Но все же Бруннов протестовал, заявляя, во-первых, что не следует уже сейчас вводить эскадру в Босфор, пока еще никаких беспорядков в Константинополе нет, и, во-вторых, что такие меры предосторожности не должны предприниматься только Англией и Францией, ибо подобный односторонний акт нарушил бы принятый великими державами статут 1(13) июля 1841 г., согласно которому проход военных судов через Дарданеллы может последовать лишь с согласия всех пяти подписавших этот статут держав. В своем донесении Бруннов обращает внимание Нессельроде на то, что при обсуждении вопроса у России будет большинство, т. е. три голоса против двух, так как на ее сторону «несомненно» станут Австрия и Пруссия.

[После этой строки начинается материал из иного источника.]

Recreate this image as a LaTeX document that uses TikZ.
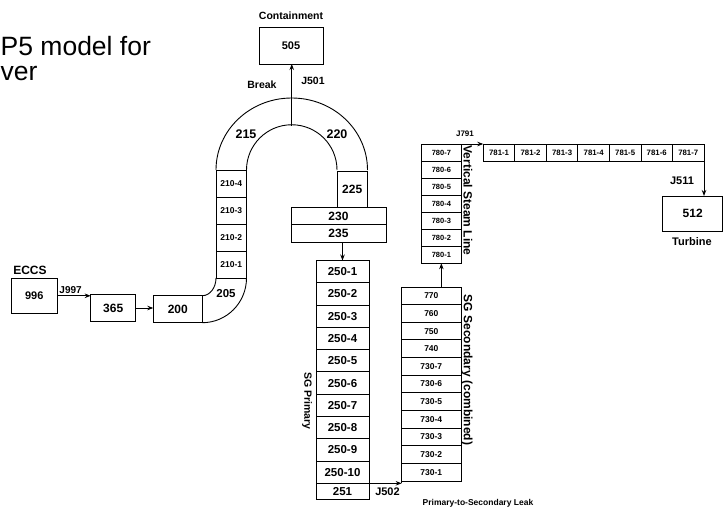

Но резолюция царя была самая неожиданная.
Он увидел в этом намерении Англии и Франции полное согласие действовать вместе с Россией против Турции. И вот что царь поспешил написать на докладе о возможности введения военных кораблей в Мраморное море: «…не только я не противлюсь этому, но я приглашаю (j'engage) Англию и Францию принять необходимые меры от нашего имени (en notre nom), так как я еще не считаю, что мы находимся в войне с Турцией»[323]. Николаю, естественно, было на руку все, что лишало Турцию надежды на поддержку Англии и Франции и что ставило царя в такое положение, когда сам собой мог встать вопрос о разрушении Турции и полюбовном дележе ее владений.